The New York Yankees franchise has been around for more than 120 years and played nearly 20,000 games, but it has never had a day like Saturday. The Bronx Bombers hit a team-record nine home runs, one shy of the MLB mark set by the Toronto Blue Jays in 1987, during a 20-9 win over the Milwaukee Brewers.
After the game, the buzz was around the new bats used by several Yankees, including Jazz Chisholm Jr. and Anthony Volpe, who both hit home runs.
“The Yankee front office, the analytics department, did a study on Anthony Volpe, and every single ball, it seemed like, he hit on the label,” Yankees broadcaster Michael Kay explained during the YES Network telecast. “He didn’t hit any on the barrel. So they had bats made up where they moved a lot of the wood into the label so the harder part of the bat is going to actually strike the ball.”
The bats do not violate any rules, an MLB spokesperson confirmed with Sportico.
MLB’s rulebook lays out the specifications for a bat. “The bat shall be a smooth, round stick not more than 2.61 inches in diameter at the thickest part and not more than 42 inches in length,” Rule 3.02 states. It adds that no experimental bats can be used in a game until the manufacturer “has secured approval from the Rules Committee of his design and methods of manufacture.”
As long as approved bat suppliers have adhered to the requirements in the rule book, MLB has traditionally not otherwise legislated bat dimensions and shapes within those restrictions.

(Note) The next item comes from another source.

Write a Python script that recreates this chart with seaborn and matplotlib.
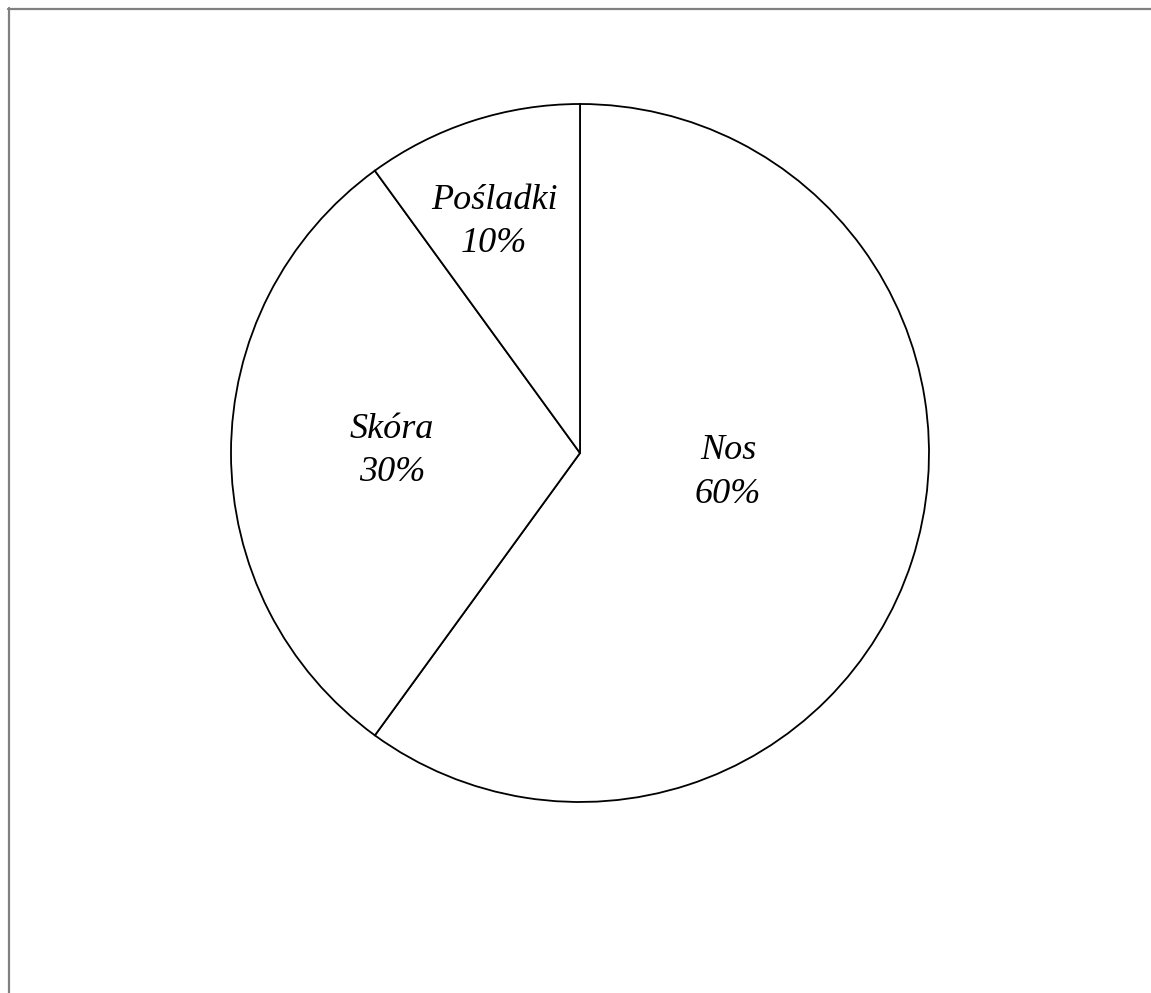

Aaron Judge was the biggest contributor to the Saturday home run barrage with three long balls and a fourth hit that went off the wall for a double. Judge was using a traditional bat that he used last year to slug his 300th career home run in his 955th game, making him the fastest player in MLB history to reach that threshold.
The Yankees are MLB’s most valuable franchise at $8.39 billion and rank third among global sports franchises behind the Dallas Cowboys ($10.32 billion) and Golden State Warriors ($9.14 billion).